** AIM **
Please find all lines in the data that hold the string "with" and copy them.

** BEGIN GIVEN MATERIAL **

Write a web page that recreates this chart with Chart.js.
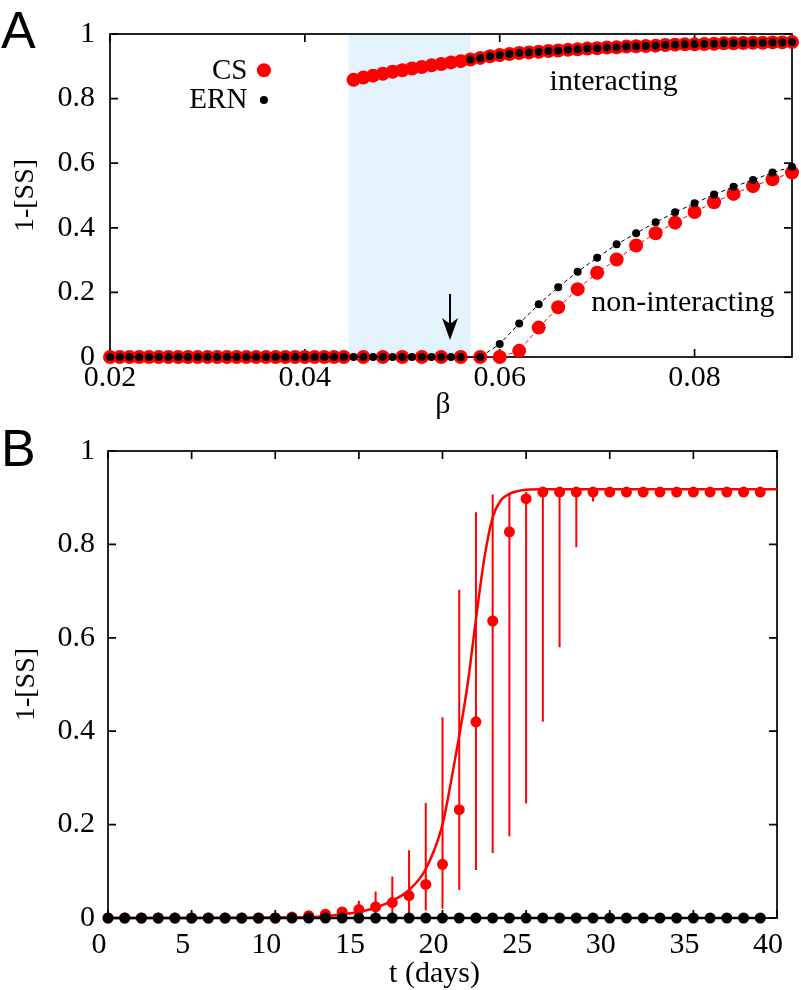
<!DOCTYPE html>
<html lang="en">
<head>
<meta charset="utf-8">
<script src="https://cdn.jsdelivr.net/npm/chart.js@4.4.1/dist/chart.umd.min.js"></script>
<style>
  html, body { margin: 0; padding: 0; background: #fff; }
  #wrap { position: relative; width: 801px; height: 990px; }
  canvas { position: absolute; left: 0; }
  #chartA { top: 0; }
  #chartB { top: 420px; }
</style>
</head>
<body>
<div id="wrap">
  <canvas id="chartA" width="801" height="420"></canvas>
  <canvas id="chartB" width="801" height="570"></canvas>
</div>
<script>
// ---------- panel A : 1-[SS] versus beta ----------
const betaTicks = [0.02, 0.04, 0.06, 0.08];
const levelTicks = [0, 0.2, 0.4, 0.6, 0.8, 1];
const bistableRange = [0.0445, 0.057];   // shaded band

// non-interacting branch (lower), CS
const csLowBeta = [0.020,0.021,0.022,0.023,0.024,0.025,0.026,0.027,0.028,0.029,0.030,0.031,0.032,0.033,0.034,0.035,0.036,0.037,0.038,0.039,0.040,0.041,0.042,0.043,0.044,
  0.046,0.048,0.050,0.052,0.054,0.056,0.058,0.060,0.062,0.064,0.066,0.068,0.070,0.072,0.074,0.076,0.078,0.080,0.082,0.084,0.086,0.088,0.090];
const csLowVal = [0,0,0,0,0,0,0,0,0,0,0,0,0,0,0,0,0,0,0,0,0,0,0,0,0,
  0,0,0,0,0,0,0,0,0.019,0.091,0.154,0.210,0.261,0.302,0.345,0.383,0.416,0.449,0.479,0.505,0.529,0.550,0.571];

// non-interacting branch (lower), ERN
const ernLowBeta = [0.020,0.021,0.022,0.023,0.024,0.025,0.026,0.027,0.028,0.029,0.030,0.031,0.032,0.033,0.034,0.035,0.036,0.037,0.038,0.039,0.040,
  0.041,0.042,0.043,0.044,0.045,0.046,0.047,0.048,0.049,0.050,0.051,0.052,0.053,0.054,0.055,0.056,
  0.058,0.060,0.062,0.064,0.066,0.068,0.070,0.072,0.074,0.076,0.078,0.080,0.082,0.084,0.086,0.088,0.090];
const ernLowVal = [0,0,0,0,0,0,0,0,0,0,0,0,0,0,0,0,0,0,0,0,0,
  0,0,0,0,0,0,0,0,0,0,0,0,0,0,0,0,
  0,0.040,0.104,0.163,0.216,0.264,0.307,0.349,0.383,0.417,0.448,0.476,0.503,0.527,0.548,0.571,0.589];

// interacting branch (upper), CS
const csHighBeta = [0.045,0.046,0.047,0.048,0.049,0.050,0.051,0.052,0.053,0.054,0.055,0.056,
  0.057,0.058,0.059,0.060,0.061,0.062,0.063,0.064,0.065,0.066,0.067,0.068,0.069,0.070,0.071,0.072,0.073,
  0.074,0.075,0.076,0.077,0.078,0.079,0.080,0.081,0.082,0.083,0.084,0.085,0.086,0.087,0.088,0.089,0.090];
const csHighVal = [0.858,0.865,0.871,0.877,0.883,0.888,0.893,0.898,0.903,0.907,0.912,0.916,
  0.921,0.926,0.931,0.935,0.938,0.941,0.943,0.945,0.947,0.949,0.951,0.953,0.955,0.956,0.958,0.959,0.961,
  0.962,0.963,0.964,0.966,0.967,0.968,0.968,0.969,0.970,0.971,0.971,0.972,0.973,0.973,0.974,0.974,0.975];

// interacting branch (upper), ERN
const ernHighBeta = [0.057,0.058,0.059,0.060,0.061,0.062,0.063,0.064,0.065,0.066,0.067,0.068,0.069,0.070,0.071,0.072,0.073,
  0.074,0.075,0.076,0.077,0.078,0.079,0.080,0.081,0.082,0.083,0.084,0.085,0.086,0.087,0.088,0.089,0.090];
const ernHighVal = [0.921,0.926,0.931,0.935,0.938,0.941,0.943,0.945,0.947,0.949,0.951,0.953,0.955,0.956,0.958,0.959,0.961,
  0.962,0.963,0.964,0.966,0.967,0.968,0.968,0.969,0.970,0.971,0.971,0.972,0.973,0.973,0.974,0.974,0.975];

// ---------- panel B : 1-[SS] versus time ----------
const dayTicks = [0, 5, 10, 15, 20, 25, 30, 35, 40];
const days = [0,1,2,3,4,5,6,7,8,9,10,11,12,13,14,15,16,17,18,19,20,21,22,23,24,25,26,27,28,29,30,31,32,33,34,35,36,37,38,39];
const csMean = [0,0,0,0,0,0,0,0,0,0,0,0.002,0.005,0.008,0.013,0.018,0.024,0.033,0.048,0.072,
  0.115,0.232,0.420,0.636,0.827,0.898,0.912,0.912,0.912,0.912,0.912,0.912,0.912,0.912,0.912,0.912,0.912,0.912,0.912,0.912];
const csLow = [0,0,0,0,0,0,0,0,0,0,0,0.002,0.005,0,0,0,0,0,0.005,0.016,
  0.020,0.060,0.103,0.139,0.175,0.245,0.420,0.580,0.794,0.892,0.912,0.912,0.912,0.912,0.912,0.912,0.912,0.912,0.912,0.912];
const csHigh = [0,0,0,0,0,0,0,0,0,0,0,0.002,0.005,0.012,0.020,0.037,0.057,0.089,0.145,0.246,
  0.430,0.703,0.869,0.907,0.910,0.912,0.915,0.915,0.915,0.915,0.912,0.912,0.912,0.912,0.912,0.912,0.912,0.912,0.912,0.912];
const ernMean = [0,0,0,0,0,0,0,0,0,0,0,0,0,0,0,0,0,0,0,0,0,0,0,0,0,0,0,0,0,0,0,0,0,0,0,0,0,0,0,0];
const fitDays = [0,5,10,11,12,13,14,15,16,17,18,19,20,20.5,21,21.5,22,22.5,23,23.5,24,24.5,25,26,30,35,40];
const fitVal = [0,0,0.001,0.001,0.002,0.004,0.008,0.013,0.022,0.037,0.060,0.105,0.200,0.290,0.390,0.500,0.640,0.770,0.858,0.895,0.908,0.914,0.917,0.918,0.918,0.918,0.918];

const RED = '#ff0000';
const SERIF = '"Liberation Serif", "DejaVu Serif", serif';
Chart.defaults.font.family = SERIF;
Chart.defaults.color = '#000';

function pts(xs, ys) {
  return xs.map((x, i) => ({ x: x, y: ys[i] }));
}

// box round the plot with inward ticks on all four sides
const framePlugin = {
  id: 'frame',
  beforeDatasetsDraw(chart, args, o) {
    const { ctx, chartArea: a, scales: { x, y } } = chart;
    ctx.save();
    if (o.shade) {
      const x0 = x.getPixelForValue(o.shade[0]);
      const x1 = x.getPixelForValue(o.shade[1]);
      ctx.fillStyle = 'rgb(228,242,252)';
      ctx.fillRect(x0, a.top, x1 - x0, a.height);
    }
    ctx.strokeStyle = '#000';
    ctx.lineWidth = 1.7;
    ctx.strokeRect(a.left, a.top, a.width, a.height);
    ctx.beginPath();
    o.xTicks.forEach(v => {
      const p = x.getPixelForValue(v);
      ctx.moveTo(p, a.bottom); ctx.lineTo(p, a.bottom - 8);
      ctx.moveTo(p, a.top); ctx.lineTo(p, a.top + 8);
    });
    o.yTicks.forEach(v => {
      const p = y.getPixelForValue(v);
      ctx.moveTo(a.left, p); ctx.lineTo(a.left + 8, p);
      ctx.moveTo(a.right, p); ctx.lineTo(a.right - 8, p);
    });
    ctx.stroke();
    ctx.restore();
  }
};

function yTitle(ctx, a, text, cx) {
  ctx.save();
  ctx.translate(cx, (a.top + a.bottom) / 2);
  ctx.rotate(-Math.PI / 2);
  ctx.font = '28px ' + SERIF;
  ctx.textAlign = 'center';
  ctx.textBaseline = 'middle';
  ctx.fillText(text, 0, 0);
  ctx.restore();
}

// labels, legend and arrow of panel A
const decorA = {
  id: 'decorA',
  afterDatasetsDraw(chart) {
    const { ctx, chartArea: a, scales: { x, y } } = chart;
    ctx.save();
    ctx.fillStyle = '#000';
    ctx.font = '52px "Liberation Sans", Arial, sans-serif';
    ctx.textBaseline = 'alphabetic';
    ctx.fillText('A', 1, 48);

    yTitle(ctx, a, '1-[SS]', 26);

    ctx.font = '30px ' + SERIF;
    ctx.textAlign = 'center';
    ctx.textBaseline = 'middle';
    ctx.fillText('β', (a.left + a.right) / 2 - 8, 405);
    ctx.fillText('interacting', x.getPixelForValue(0.0717), y.getPixelForValue(0.85));
    ctx.fillText('non-interacting', x.getPixelForValue(0.0788), y.getPixelForValue(0.167));

    // legend
    ctx.font = '29px ' + SERIF;
    ctx.textAlign = 'right';
    ctx.fillText('CS', x.getPixelForValue(0.0341), y.getPixelForValue(0.885));
    ctx.fillText('ERN', x.getPixelForValue(0.0341), y.getPixelForValue(0.796));
    ctx.fillStyle = RED;
    ctx.beginPath();
    ctx.arc(x.getPixelForValue(0.0358), y.getPixelForValue(0.888), 7, 0, 2 * Math.PI);
    ctx.fill();
    ctx.fillStyle = '#000';
    ctx.beginPath();
    ctx.arc(x.getPixelForValue(0.0358), y.getPixelForValue(0.796), 4, 0, 2 * Math.PI);
    ctx.fill();

    // arrow pointing at the threshold
    const ax = x.getPixelForValue(0.0549);
    const top = y.getPixelForValue(0.195);
    const tip = y.getPixelForValue(0.053);
    ctx.strokeStyle = '#000';
    ctx.lineWidth = 2;
    ctx.beginPath();
    ctx.moveTo(ax, top); ctx.lineTo(ax, tip - 12);
    ctx.stroke();
    ctx.beginPath();
    ctx.moveTo(ax, tip);
    ctx.lineTo(ax - 8, tip - 22);
    ctx.lineTo(ax, tip - 16);
    ctx.lineTo(ax + 8, tip - 22);
    ctx.closePath();
    ctx.fill();
    ctx.restore();
  }
};

// error bars and labels of panel B
const decorB = {
  id: 'decorB',
  beforeDatasetsDraw(chart) {
    const { ctx, scales: { x, y } } = chart;
    ctx.save();
    ctx.strokeStyle = RED;
    ctx.lineWidth = 2;
    ctx.beginPath();
    days.forEach((d, i) => {
      if (csHigh[i] - csLow[i] <= 0) return;
      const p = x.getPixelForValue(d);
      ctx.moveTo(p, y.getPixelForValue(csLow[i]));
      ctx.lineTo(p, y.getPixelForValue(csHigh[i]));
    });
    ctx.stroke();
    ctx.restore();
  },
  afterDatasetsDraw(chart) {
    const { ctx, chartArea: a } = chart;
    ctx.save();
    ctx.fillStyle = '#000';
    ctx.font = '52px "Liberation Sans", Arial, sans-serif';
    ctx.textBaseline = 'alphabetic';
    ctx.fillText('B', 1, 46);
    yTitle(ctx, a, '1-[SS]', 27);
    ctx.font = '30px ' + SERIF;
    ctx.textAlign = 'center';
    ctx.textBaseline = 'middle';
    ctx.fillText('t (days)', (a.left + a.right) / 2 - 8, 554);
    ctx.restore();
  }
};

function axisX(min, max, ticks, height, pad, offset, fmt) {
  return {
    type: 'linear', min: min, max: max,
    afterBuildTicks: s => { s.ticks = ticks.map(v => ({ value: v })); },
    afterFit: s => { s.height = height; },
    grid: { display: false, drawTicks: false },
    border: { display: false },
    ticks: { padding: pad, labelOffset: offset, maxRotation: 0, autoSkip: false,
      font: { size: 30 }, color: '#000', callback: fmt }
  };
}
function axisY(width, pad) {
  return {
    type: 'linear', min: 0, max: 1,
    afterBuildTicks: s => { s.ticks = levelTicks.map(v => ({ value: v })); },
    afterFit: s => { s.width = width; },
    grid: { display: false, drawTicks: false },
    border: { display: false },
    ticks: { padding: pad, font: { size: 30 }, color: '#000', callback: v => String(v) }
  };
}

new Chart(document.getElementById('chartA'), {
  type: 'scatter',
  data: {
    datasets: [
      { label: 'ERN', data: pts(ernHighBeta, ernHighVal), showLine: false,
        pointRadius: 4, pointBorderWidth: 0, pointBackgroundColor: '#000', clip: false, order: 0 },
      { label: 'ERN', data: pts(ernLowBeta, ernLowVal), showLine: true,
        borderColor: '#000', borderWidth: 1, borderDash: [4, 3],
        pointRadius: 4, pointBorderWidth: 0, pointBackgroundColor: '#000', clip: false, order: 1 },
      { label: 'CS', data: pts(csHighBeta, csHighVal), showLine: false,
        pointRadius: 7, pointBorderWidth: 0, pointBackgroundColor: RED, clip: false, order: 2 },
      { label: 'CS', data: pts(csLowBeta, csLowVal), showLine: true,
        borderColor: RED, borderWidth: 1, borderDash: [4, 3],
        pointRadius: 7, pointBorderWidth: 0, pointBackgroundColor: RED, clip: false, order: 3 }
    ]
  },
  options: {
    responsive: false,
    animation: false,
    events: [],
    layout: { padding: { left: 0, top: 34, right: 9, bottom: 0 } },
    scales: {
      x: axisX(0.02, 0.09, betaTicks, 63, 3, 0, v => v.toFixed(2)),
      y: axisY(110, 15)
    },
    plugins: {
      legend: { display: false },
      tooltip: { enabled: false },
      frame: { xTicks: betaTicks, yTicks: levelTicks, shade: bistableRange }
    }
  },
  plugins: [framePlugin, decorA]
});

new Chart(document.getElementById('chartB'), {
  type: 'scatter',
  data: {
    datasets: [
      { label: 'ERN', data: pts(days, ernMean), showLine: true,
        borderColor: '#000', borderWidth: 2.5,
        pointRadius: 5.5, pointBorderWidth: 0, pointBackgroundColor: '#000', clip: false, order: 0 },
      { label: 'CS', data: pts(days, csMean), showLine: false,
        pointRadius: 5.5, pointBorderWidth: 0, pointBackgroundColor: RED, clip: false, order: 1 },
      { label: 'fit', data: pts(fitDays, fitVal), showLine: true,
        borderColor: RED, borderWidth: 2.5, cubicInterpolationMode: 'monotone',
        pointRadius: 0, clip: false, order: 2 }
    ]
  },
  options: {
    responsive: false,
    animation: false,
    events: [],
    layout: { padding: { left: 0, top: 30, right: 6, bottom: 0 } },
    scales: {
      x: axisX(0, 40, dayTicks, 72, 9, -9, v => String(v)),
      y: axisY(108, 13)
    },
    plugins: {
      legend: { display: false },
      tooltip: { enabled: false },
      frame: { xTicks: dayTicks, yTicks: levelTicks }
    }
  },
  plugins: [framePlugin, decorB]
});
</script>
</body>
</html>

** END GIVEN MATERIAL **

** PROBLEM SOLUTION **
Write a web page that recreates this chart with Chart.js.
// box round the plot with inward ticks on all four sides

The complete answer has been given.